Why politics and rules could blunt the gains
This is not a quick fix. Europe is a patchwork of national regulators and political priorities. Security concerns, especially around suppliers and critical infrastructure, can slow sharing arrangements or lock certain bands into national hands. Competition rules may limit how much incumbents can pool spectrum without harming rivals. And auction redesigns often meet political resistance because governments see big short-term revenue from sales.
Timing matters: even well-designed reforms take years to translate into lower spending. Investors should expect false starts, country-level exceptions and headline risk from national spectrum decisions.

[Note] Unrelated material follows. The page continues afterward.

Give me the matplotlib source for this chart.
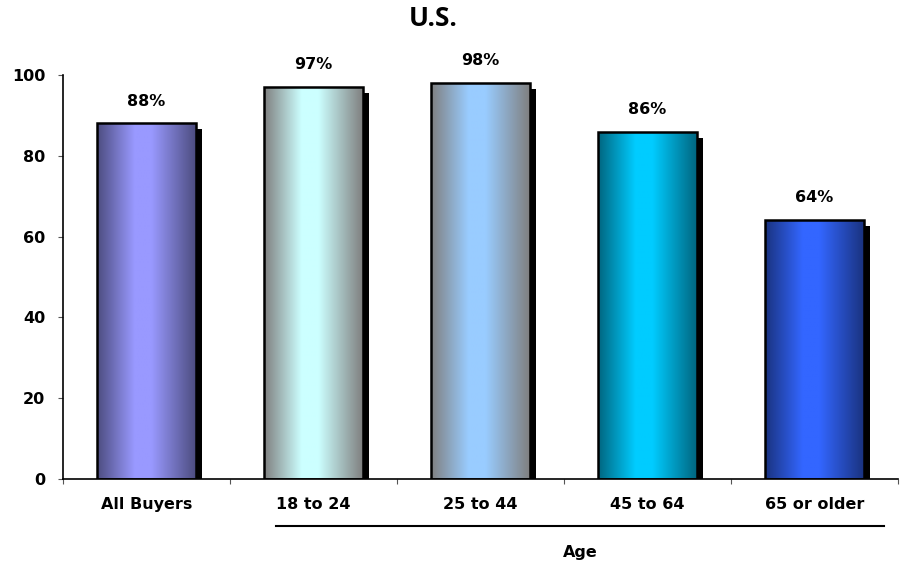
import numpy as np
import matplotlib
matplotlib.use("Agg")
import matplotlib.pyplot as plt
import matplotlib.transforms as mtransforms
from matplotlib.patches import Rectangle
from matplotlib.colors import LinearSegmentedColormap, to_rgb

categories = ["All Buyers", "18 to 24", "25 to 44", "45 to 64", "65 or older"]
values = [88, 97, 98, 86, 64]
yticks = [0, 20, 40, 60, 80, 100]

# light colour in the middle of each bar, dark colour at its edges
centerColors = ["#9999FF", "#CCFFFF", "#99CCFF", "#00CCFF", "#3366FF"]
edgeColors = ["#4D4D80", "#808080", "#808080", "#006680", "#1A3380"]

plt.rcParams["font.family"] = ["DejaVu Sans"]
labelSize = 11.5

fig = plt.figure(figsize=(9.06, 5.68), dpi=100)
ax = fig.add_axes([63 / 906, 89 / 568, 835 / 906, 404 / 568])

barWidth = 0.59
xs = np.arange(len(categories))
profile = np.interp(np.linspace(0, 1, 200), [0, 0.38, 0.55, 1], [0, 1, 1, 0])

shadowShift = mtransforms.ScaledTranslation(6 / 100, -6 / 100, fig.dpi_scale_trans)

for i, v in enumerate(values):
    left = xs[i] - barWidth / 2
    # shadow behind the bar
    ax.add_patch(Rectangle((left, 0), barWidth, v, facecolor="black",
                           edgecolor="none", zorder=1,
                           transform=ax.transData + shadowShift))
    cmap = LinearSegmentedColormap.from_list(
        "bar%d" % i, [to_rgb(edgeColors[i]), to_rgb(centerColors[i])])
    img = ax.imshow(profile[np.newaxis, :], cmap=cmap, aspect="auto",
                    extent=(left, left + barWidth, 0, v), zorder=2,
                    interpolation="bilinear")
    frame = Rectangle((left, 0), barWidth, v, facecolor="none",
                      edgecolor="black", linewidth=1.8, zorder=3)
    ax.add_patch(frame)
    img.set_clip_path(frame)
    ax.text(xs[i], v + 3.7, "%d%%" % v, ha="center", va="bottom",
            fontsize=labelSize, fontweight="bold")

ax.set_xlim(-0.5, len(categories) - 0.5)
ax.set_ylim(0, 100)
ax.set_yticks(yticks)
ax.set_yticklabels([str(t) for t in yticks], fontsize=labelSize, fontweight="bold")
ax.set_xticks(xs)
ax.set_xticklabels(categories, fontsize=labelSize, fontweight="bold")
ax.set_xticks(np.arange(len(categories) + 1) - 0.5, minor=True)
ax.tick_params(axis="x", which="major", length=0, pad=13)
ax.tick_params(axis="x", which="minor", length=3.6, width=0.8, color="#555555")
ax.tick_params(axis="y", length=3.6, width=0.8, color="#555555", pad=9)

for side in ["top", "right"]:
    ax.spines[side].set_visible(False)
ax.spines["left"].set_linewidth(1.2)
ax.spines["bottom"].set_linewidth(1.2)

# bracket line and label for the age groups
trans = mtransforms.blended_transform_factory(ax.transData, ax.transAxes)
ax.plot([0.775, 4.416], [-0.116, -0.116], color="black", linewidth=1.5,
        transform=trans, clip_on=False)
ax.text(2.6, -0.183, "Age", transform=trans, ha="center", va="center",
        fontsize=labelSize, fontweight="bold")

fig.text(433 / 906, 1 - 18 / 568, "U.S.", ha="center", va="center",
         fontsize=19, fontweight="bold", family=["Open Sans", "DejaVu Sans"])

fig.savefig("out.png", dpi=100)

Concrete signals for investors: what to watch and which assets to monitor
Watch a small number of high-value signals. At the policy level, keep an eye on European Commission guidance and any joint statements by major national regulators that hint at harmonisation or secondary markets. National spectrum auction timetables are direct catalysts — outcomes and auction design will move stock prices.
On the company side, monitor capital expenditure guidance and tenancy metrics: operators such as Vodafone (VOD), Telefónica (TEF) and Deutsche Telekom (DTEGY) will signal how much spectrum policy shifts alter their spend plans. Tower firms like Cellnex (CLNX) will flag changes in site additions versus tenancy growth. Vendors Ericsson (ERIC) and Nokia (NOK) will reveal product mix shifts toward software or managed services.

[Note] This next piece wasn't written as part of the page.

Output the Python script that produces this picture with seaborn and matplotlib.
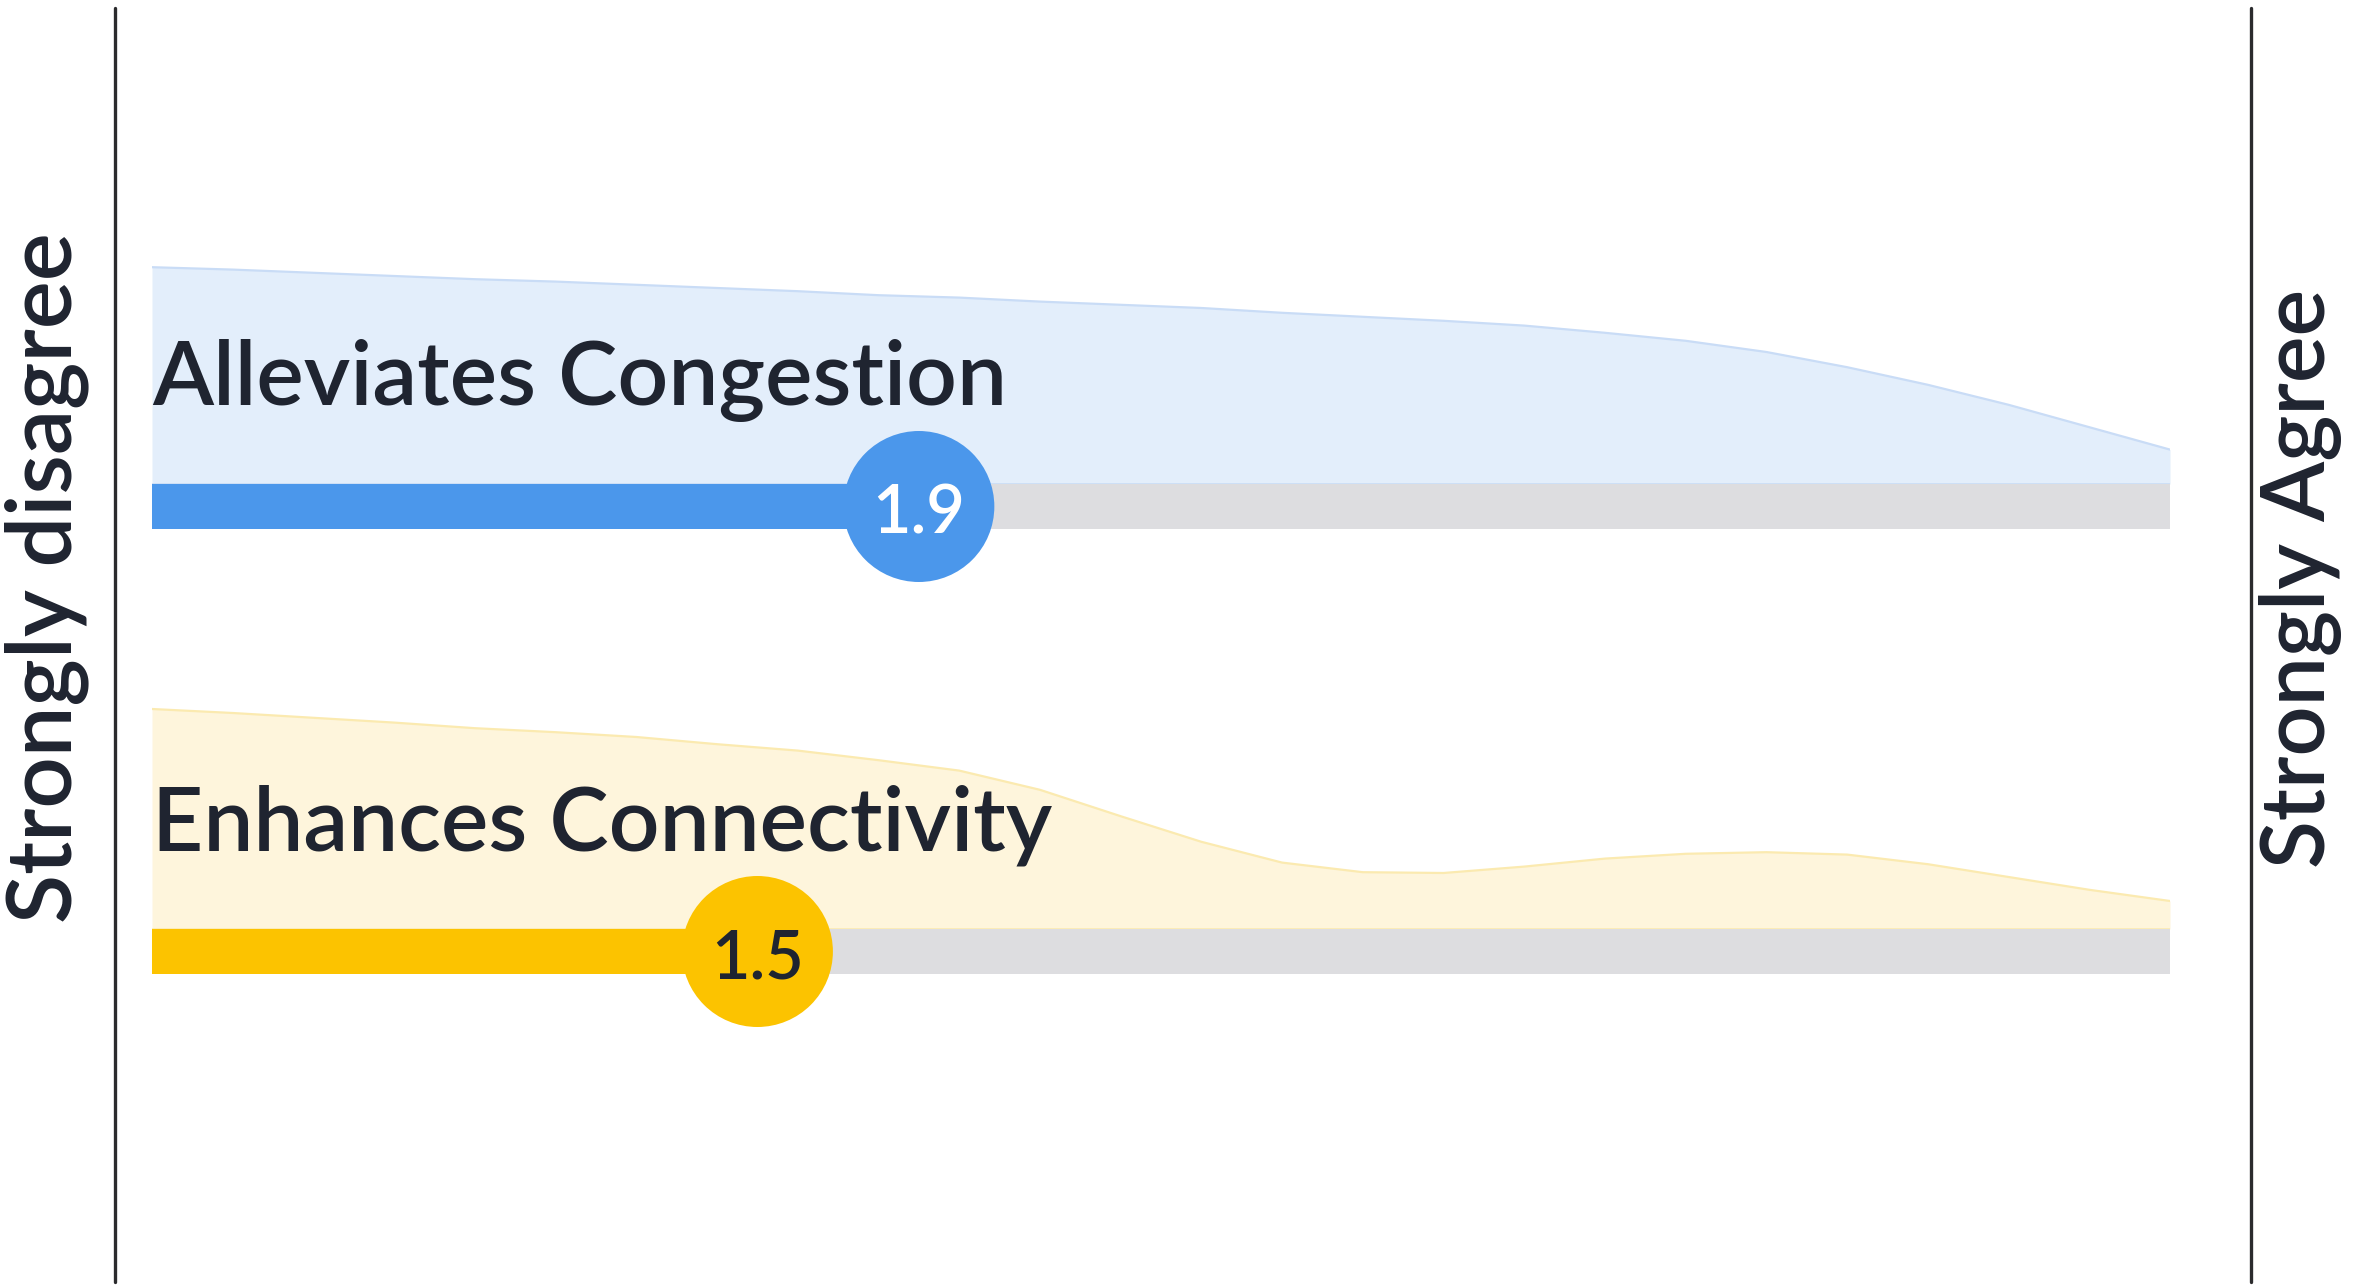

In fixed income, track credit spreads on major telco issuers. A sustained narrowing would be the clearest market vote that reform risk is receding. Sector ETFs and traded debt of towercos can also show where money is moving faster than headlines.
What investors should do now: a six-to-twelve-month checklist
- Monitor EU-level statements and national auction calendars for concrete policy moves.
- Compare next-quarter capex guidance from major operators — look for downward revisions or deferrals.
- Watch tenancy ratios and recurring revenue at towercos rather than just site additions.
- Track vendor commentary on product mix: software and managed services uptake is a hedging signal.
- Follow telco credit spreads — tightening is the fastest sign markets expect lower capex risk.
Overall: if the GSMA’s ideas gain traction, operators and credit holders look relatively well placed; tower owners should remain structurally attractive but watch the mix; vendors face a mixed outlook that rewards software-led strategies. The key for investors is not to react to headlines alone but to follow the policy details and the company metrics that will prove whether the promised savings are real.